Entries from a dataset
** begin **

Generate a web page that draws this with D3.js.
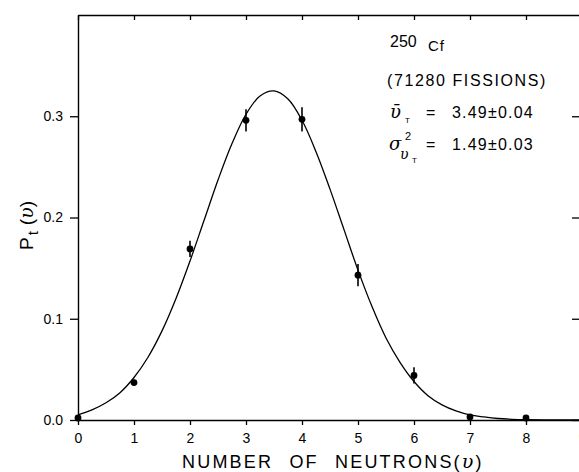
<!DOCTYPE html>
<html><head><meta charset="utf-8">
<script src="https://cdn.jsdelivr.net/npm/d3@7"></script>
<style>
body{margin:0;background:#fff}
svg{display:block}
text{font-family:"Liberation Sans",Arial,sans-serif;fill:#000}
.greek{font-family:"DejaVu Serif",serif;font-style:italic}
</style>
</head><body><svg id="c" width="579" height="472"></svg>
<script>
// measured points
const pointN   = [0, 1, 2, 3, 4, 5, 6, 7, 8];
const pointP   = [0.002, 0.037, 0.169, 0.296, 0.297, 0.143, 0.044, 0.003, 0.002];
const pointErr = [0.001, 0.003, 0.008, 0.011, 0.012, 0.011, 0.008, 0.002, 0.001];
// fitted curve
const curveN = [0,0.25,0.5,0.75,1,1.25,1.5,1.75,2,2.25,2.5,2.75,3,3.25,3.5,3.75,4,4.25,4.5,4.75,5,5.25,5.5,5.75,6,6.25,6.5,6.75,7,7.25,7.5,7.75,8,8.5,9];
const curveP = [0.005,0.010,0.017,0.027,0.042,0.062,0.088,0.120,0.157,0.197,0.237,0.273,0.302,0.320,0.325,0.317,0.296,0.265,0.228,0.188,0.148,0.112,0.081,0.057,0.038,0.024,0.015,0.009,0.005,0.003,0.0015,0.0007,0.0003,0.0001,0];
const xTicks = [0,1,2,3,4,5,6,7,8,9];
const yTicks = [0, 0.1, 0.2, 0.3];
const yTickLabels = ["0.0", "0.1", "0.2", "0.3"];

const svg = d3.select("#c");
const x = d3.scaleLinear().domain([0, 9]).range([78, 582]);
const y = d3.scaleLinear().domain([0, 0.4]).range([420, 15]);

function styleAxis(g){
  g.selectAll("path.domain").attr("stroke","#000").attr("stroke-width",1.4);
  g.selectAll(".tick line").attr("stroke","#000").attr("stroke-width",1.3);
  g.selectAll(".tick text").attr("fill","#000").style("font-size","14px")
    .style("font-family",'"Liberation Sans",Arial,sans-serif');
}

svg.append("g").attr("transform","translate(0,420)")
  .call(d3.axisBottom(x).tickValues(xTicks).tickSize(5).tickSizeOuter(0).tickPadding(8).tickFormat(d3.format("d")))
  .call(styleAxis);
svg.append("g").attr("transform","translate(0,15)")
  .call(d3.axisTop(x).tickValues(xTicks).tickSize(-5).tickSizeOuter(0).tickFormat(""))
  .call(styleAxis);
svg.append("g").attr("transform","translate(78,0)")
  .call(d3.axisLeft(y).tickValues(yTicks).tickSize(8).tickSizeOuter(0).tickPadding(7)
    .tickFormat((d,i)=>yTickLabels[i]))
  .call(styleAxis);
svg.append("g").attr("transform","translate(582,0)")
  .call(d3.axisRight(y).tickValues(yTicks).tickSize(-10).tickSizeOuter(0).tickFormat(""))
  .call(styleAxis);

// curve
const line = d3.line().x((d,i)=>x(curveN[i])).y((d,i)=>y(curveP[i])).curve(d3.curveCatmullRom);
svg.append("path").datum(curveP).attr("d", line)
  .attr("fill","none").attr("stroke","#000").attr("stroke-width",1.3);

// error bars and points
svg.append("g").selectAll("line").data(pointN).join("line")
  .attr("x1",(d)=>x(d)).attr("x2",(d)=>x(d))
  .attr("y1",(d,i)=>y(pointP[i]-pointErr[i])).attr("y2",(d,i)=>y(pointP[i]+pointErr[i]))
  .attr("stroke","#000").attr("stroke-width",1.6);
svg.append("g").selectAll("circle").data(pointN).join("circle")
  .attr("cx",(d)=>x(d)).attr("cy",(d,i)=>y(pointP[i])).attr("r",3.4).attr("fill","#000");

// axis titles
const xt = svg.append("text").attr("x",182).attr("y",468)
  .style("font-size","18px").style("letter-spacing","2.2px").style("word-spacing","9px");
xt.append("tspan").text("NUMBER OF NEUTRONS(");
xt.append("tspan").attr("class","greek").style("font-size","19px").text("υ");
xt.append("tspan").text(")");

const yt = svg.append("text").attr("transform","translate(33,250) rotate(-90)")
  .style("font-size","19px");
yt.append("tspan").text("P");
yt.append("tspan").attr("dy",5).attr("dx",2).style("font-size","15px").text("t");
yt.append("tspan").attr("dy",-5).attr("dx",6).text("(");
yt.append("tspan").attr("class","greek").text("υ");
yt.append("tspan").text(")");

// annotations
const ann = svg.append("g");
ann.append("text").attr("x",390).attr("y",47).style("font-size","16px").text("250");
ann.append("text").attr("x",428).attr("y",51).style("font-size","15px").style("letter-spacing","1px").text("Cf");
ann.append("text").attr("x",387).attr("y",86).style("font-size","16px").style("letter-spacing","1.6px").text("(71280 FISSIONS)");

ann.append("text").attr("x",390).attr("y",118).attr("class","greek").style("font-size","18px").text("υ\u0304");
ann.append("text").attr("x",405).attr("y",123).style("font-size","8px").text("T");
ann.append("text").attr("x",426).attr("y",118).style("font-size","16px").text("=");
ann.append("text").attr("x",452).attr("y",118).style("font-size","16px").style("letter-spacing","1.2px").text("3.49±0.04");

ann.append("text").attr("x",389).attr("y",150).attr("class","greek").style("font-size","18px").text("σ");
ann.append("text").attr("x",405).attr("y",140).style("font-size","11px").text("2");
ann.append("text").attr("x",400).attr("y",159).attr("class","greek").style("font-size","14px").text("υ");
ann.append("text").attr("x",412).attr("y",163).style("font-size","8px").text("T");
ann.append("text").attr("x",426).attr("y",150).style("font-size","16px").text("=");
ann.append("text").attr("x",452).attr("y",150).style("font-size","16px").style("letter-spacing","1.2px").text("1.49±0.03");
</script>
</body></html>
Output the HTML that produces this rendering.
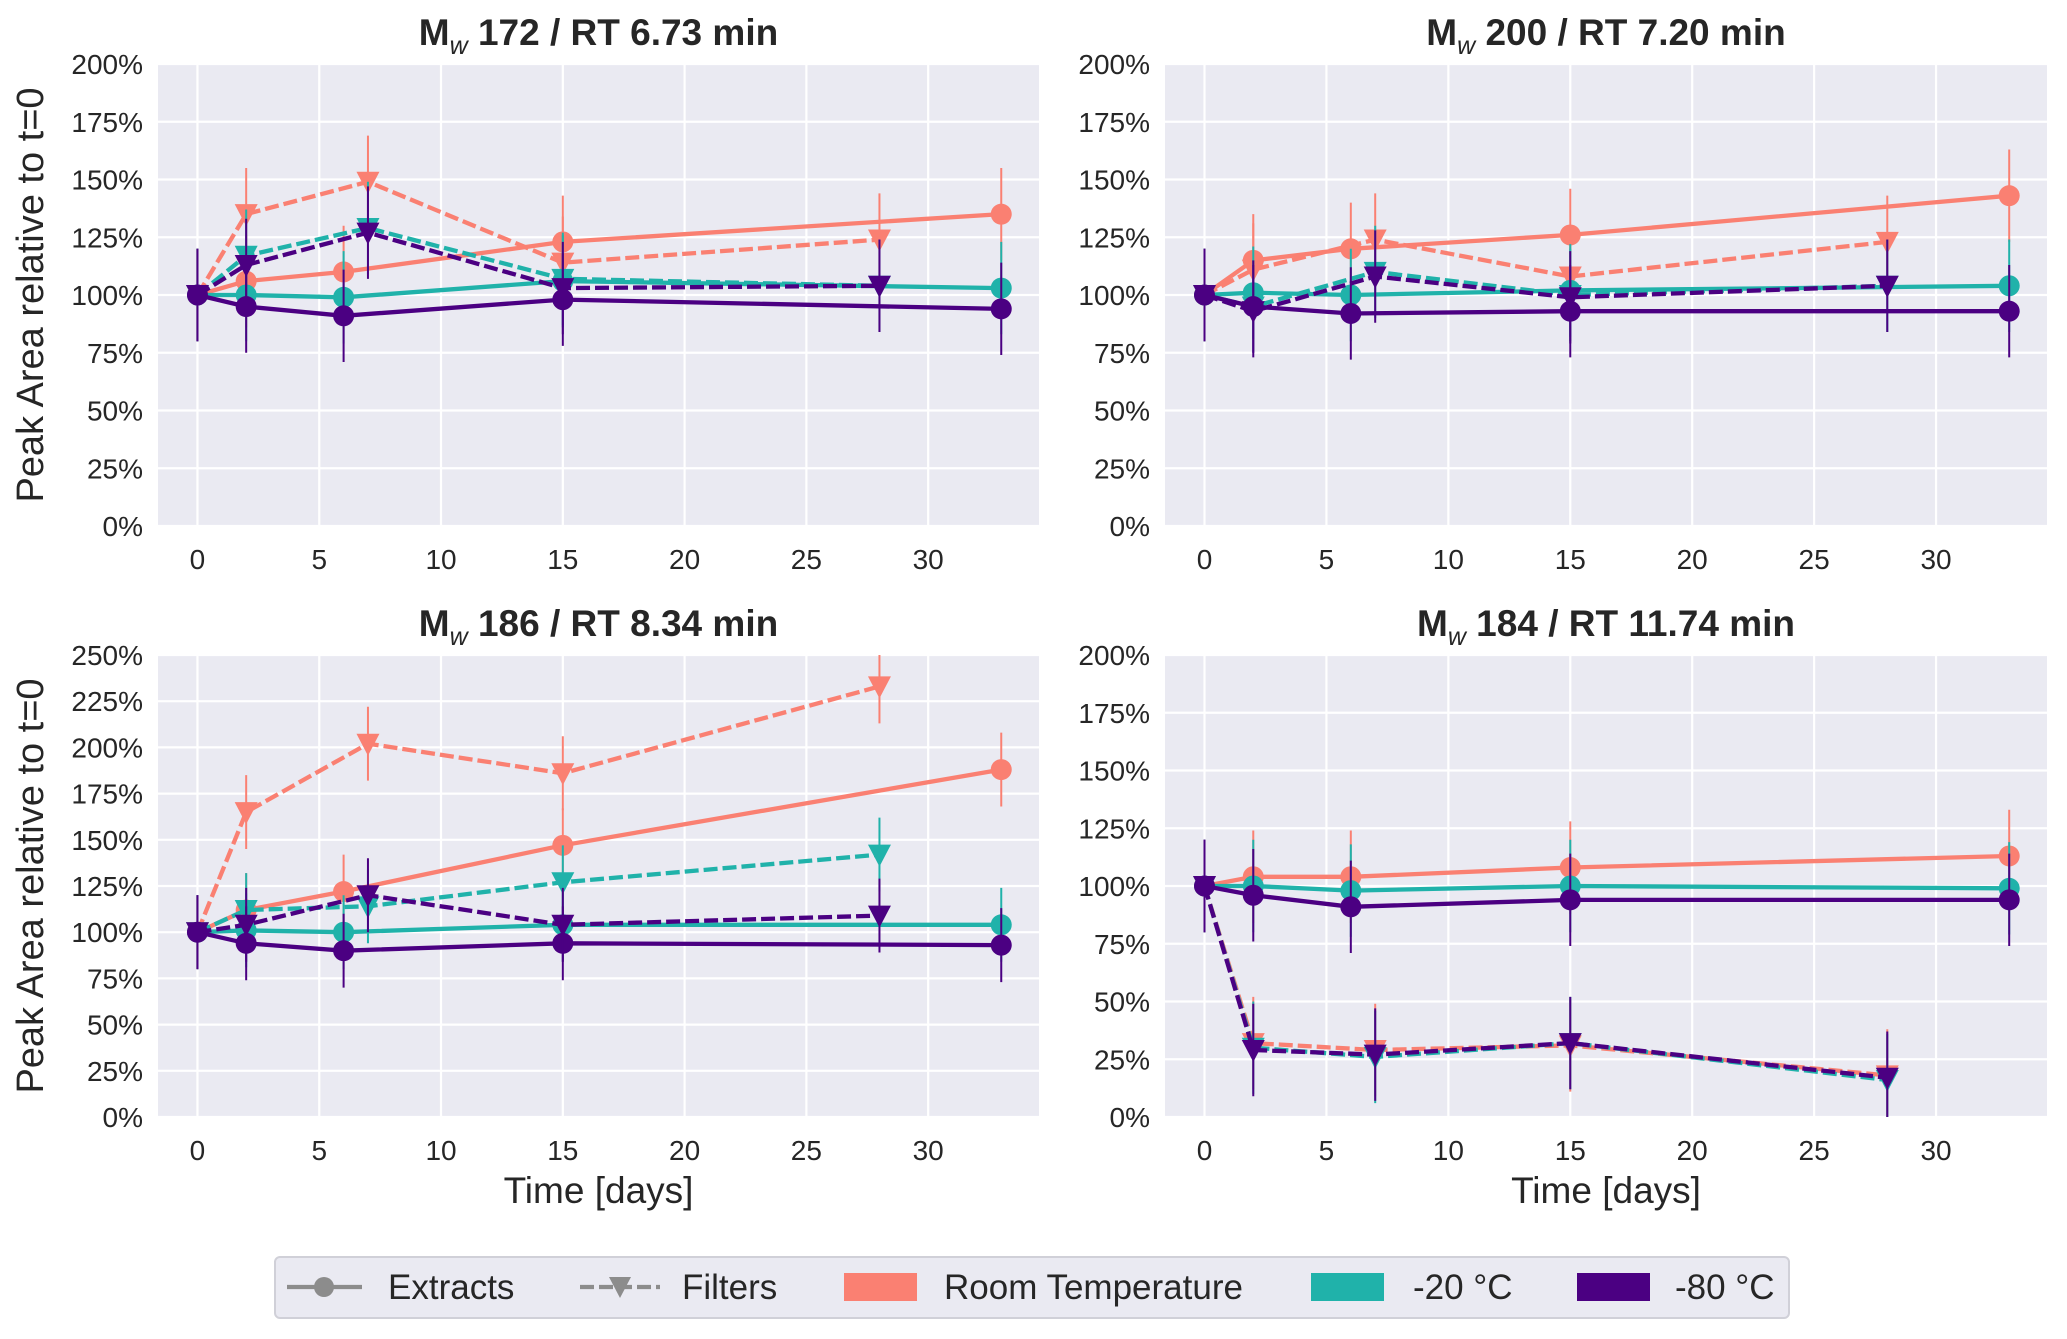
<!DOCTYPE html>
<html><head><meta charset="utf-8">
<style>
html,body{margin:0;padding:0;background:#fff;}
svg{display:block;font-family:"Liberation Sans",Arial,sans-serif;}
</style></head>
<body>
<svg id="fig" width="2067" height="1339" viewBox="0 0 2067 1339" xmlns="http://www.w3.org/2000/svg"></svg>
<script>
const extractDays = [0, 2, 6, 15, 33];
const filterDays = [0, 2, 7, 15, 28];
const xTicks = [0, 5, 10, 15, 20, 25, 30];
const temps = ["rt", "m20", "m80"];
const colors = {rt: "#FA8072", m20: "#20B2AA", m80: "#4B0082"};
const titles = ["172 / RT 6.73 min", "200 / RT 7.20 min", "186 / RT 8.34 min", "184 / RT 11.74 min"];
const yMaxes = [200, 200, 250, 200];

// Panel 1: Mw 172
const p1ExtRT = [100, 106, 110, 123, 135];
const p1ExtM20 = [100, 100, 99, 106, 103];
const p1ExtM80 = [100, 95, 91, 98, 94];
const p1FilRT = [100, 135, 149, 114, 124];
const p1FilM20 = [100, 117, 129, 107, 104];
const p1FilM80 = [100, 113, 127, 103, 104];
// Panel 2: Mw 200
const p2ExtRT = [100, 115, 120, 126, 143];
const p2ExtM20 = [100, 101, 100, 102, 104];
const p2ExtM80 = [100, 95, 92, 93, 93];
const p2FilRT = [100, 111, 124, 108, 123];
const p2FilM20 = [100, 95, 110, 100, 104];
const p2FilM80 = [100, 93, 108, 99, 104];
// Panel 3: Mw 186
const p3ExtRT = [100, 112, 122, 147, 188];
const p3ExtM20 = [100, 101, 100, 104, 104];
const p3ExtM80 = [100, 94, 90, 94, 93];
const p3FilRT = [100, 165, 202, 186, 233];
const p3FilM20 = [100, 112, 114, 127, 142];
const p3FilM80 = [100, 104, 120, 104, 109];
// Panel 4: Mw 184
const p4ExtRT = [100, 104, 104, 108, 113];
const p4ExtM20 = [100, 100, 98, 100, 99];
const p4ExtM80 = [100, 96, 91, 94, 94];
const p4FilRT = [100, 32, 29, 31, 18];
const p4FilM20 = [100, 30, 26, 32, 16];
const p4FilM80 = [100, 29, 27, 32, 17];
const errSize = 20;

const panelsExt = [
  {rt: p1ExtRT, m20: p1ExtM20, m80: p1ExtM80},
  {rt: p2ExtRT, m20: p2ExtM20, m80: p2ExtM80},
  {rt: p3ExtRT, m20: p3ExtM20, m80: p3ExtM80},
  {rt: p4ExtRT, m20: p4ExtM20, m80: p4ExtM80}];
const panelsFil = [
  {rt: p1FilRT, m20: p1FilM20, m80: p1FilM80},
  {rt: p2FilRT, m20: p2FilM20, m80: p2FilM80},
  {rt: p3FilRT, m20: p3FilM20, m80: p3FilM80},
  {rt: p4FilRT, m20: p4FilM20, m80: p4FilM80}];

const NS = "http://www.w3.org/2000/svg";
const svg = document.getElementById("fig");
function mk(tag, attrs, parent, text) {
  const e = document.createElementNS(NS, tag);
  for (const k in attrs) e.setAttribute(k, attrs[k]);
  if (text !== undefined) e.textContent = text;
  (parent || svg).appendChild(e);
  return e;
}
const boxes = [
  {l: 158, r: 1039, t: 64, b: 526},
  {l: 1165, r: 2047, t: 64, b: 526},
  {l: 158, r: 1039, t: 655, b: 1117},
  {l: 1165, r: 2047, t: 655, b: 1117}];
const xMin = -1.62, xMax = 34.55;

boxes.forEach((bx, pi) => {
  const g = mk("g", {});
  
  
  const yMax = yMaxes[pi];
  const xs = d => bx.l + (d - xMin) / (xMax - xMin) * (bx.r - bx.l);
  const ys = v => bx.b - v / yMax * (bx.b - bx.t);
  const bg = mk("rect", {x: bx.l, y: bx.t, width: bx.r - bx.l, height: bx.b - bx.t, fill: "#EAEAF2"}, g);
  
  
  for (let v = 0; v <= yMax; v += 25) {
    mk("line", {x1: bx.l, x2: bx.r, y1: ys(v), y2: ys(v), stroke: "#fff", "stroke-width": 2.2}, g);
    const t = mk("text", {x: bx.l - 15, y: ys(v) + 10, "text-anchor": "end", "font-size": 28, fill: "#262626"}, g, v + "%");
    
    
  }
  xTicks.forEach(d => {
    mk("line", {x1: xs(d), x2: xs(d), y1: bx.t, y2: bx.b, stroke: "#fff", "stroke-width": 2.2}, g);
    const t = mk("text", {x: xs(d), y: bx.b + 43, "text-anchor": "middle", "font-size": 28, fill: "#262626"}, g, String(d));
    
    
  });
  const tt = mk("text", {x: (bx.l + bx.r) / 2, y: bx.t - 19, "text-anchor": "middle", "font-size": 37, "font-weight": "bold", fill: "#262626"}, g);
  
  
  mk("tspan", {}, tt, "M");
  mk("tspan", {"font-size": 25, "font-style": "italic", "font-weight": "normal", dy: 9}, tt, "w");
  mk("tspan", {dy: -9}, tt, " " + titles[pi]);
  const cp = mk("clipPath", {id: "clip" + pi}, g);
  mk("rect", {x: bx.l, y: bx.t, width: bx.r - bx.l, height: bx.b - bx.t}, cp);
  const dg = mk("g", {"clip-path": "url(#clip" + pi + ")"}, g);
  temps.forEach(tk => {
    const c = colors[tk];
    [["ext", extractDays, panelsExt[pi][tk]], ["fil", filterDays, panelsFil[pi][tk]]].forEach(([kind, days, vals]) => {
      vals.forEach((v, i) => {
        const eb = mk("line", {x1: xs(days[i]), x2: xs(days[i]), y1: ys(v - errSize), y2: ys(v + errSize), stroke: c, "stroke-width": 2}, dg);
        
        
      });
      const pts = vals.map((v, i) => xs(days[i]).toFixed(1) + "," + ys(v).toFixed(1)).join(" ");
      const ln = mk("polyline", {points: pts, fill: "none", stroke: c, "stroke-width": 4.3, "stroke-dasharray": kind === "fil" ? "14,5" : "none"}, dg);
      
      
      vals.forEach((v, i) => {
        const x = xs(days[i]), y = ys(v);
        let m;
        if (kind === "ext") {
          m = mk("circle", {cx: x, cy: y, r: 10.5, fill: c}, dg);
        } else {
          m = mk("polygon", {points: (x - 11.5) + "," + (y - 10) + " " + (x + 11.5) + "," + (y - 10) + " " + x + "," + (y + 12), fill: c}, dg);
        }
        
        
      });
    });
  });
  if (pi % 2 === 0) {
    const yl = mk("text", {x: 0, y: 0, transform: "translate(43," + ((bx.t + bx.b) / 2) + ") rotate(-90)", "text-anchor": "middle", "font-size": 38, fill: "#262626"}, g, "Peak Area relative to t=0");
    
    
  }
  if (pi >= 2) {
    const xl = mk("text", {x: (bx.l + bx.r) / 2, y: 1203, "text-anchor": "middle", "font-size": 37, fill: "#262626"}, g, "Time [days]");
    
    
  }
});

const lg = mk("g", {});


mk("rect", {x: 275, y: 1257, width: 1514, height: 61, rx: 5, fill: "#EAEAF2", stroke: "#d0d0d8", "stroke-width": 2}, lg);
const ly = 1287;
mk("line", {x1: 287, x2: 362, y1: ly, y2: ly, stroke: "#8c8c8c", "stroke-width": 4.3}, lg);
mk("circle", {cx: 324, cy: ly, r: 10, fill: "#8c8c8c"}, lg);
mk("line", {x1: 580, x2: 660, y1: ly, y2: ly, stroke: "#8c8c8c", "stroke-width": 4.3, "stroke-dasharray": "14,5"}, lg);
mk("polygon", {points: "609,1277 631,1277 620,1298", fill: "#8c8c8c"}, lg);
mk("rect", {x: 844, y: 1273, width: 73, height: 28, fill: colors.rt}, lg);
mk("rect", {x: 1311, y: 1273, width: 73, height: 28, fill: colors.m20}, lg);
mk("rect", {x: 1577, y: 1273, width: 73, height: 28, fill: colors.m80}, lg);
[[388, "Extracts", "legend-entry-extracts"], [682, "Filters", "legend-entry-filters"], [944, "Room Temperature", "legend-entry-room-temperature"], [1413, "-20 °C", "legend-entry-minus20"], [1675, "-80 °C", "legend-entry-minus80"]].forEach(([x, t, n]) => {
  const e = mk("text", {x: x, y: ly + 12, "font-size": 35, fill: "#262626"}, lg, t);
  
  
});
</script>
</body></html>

** end **

→ REQUIREMENT: With the pictures removed from your copy, retype the lines above from the one that contains "Output the HTML that produces this rendering." through the one that contains "const yMaxes = [200, 200, 250, 200];", exactly.

→ FULL OUTPUT:
Output the HTML that produces this rendering.
<!DOCTYPE html>
<html><head><meta charset="utf-8">
<style>
html,body{margin:0;padding:0;background:#fff;}
svg{display:block;font-family:"Liberation Sans",Arial,sans-serif;}
</style></head>
<body>
<svg id="fig" width="2067" height="1339" viewBox="0 0 2067 1339" xmlns="http://www.w3.org/2000/svg"></svg>
<script>
const extractDays = [0, 2, 6, 15, 33];
const filterDays = [0, 2, 7, 15, 28];
const xTicks = [0, 5, 10, 15, 20, 25, 30];
const temps = ["rt", "m20", "m80"];
const colors = {rt: "#FA8072", m20: "#20B2AA", m80: "#4B0082"};
const titles = ["172 / RT 6.73 min", "200 / RT 7.20 min", "186 / RT 8.34 min", "184 / RT 11.74 min"];
const yMaxes = [200, 200, 250, 200];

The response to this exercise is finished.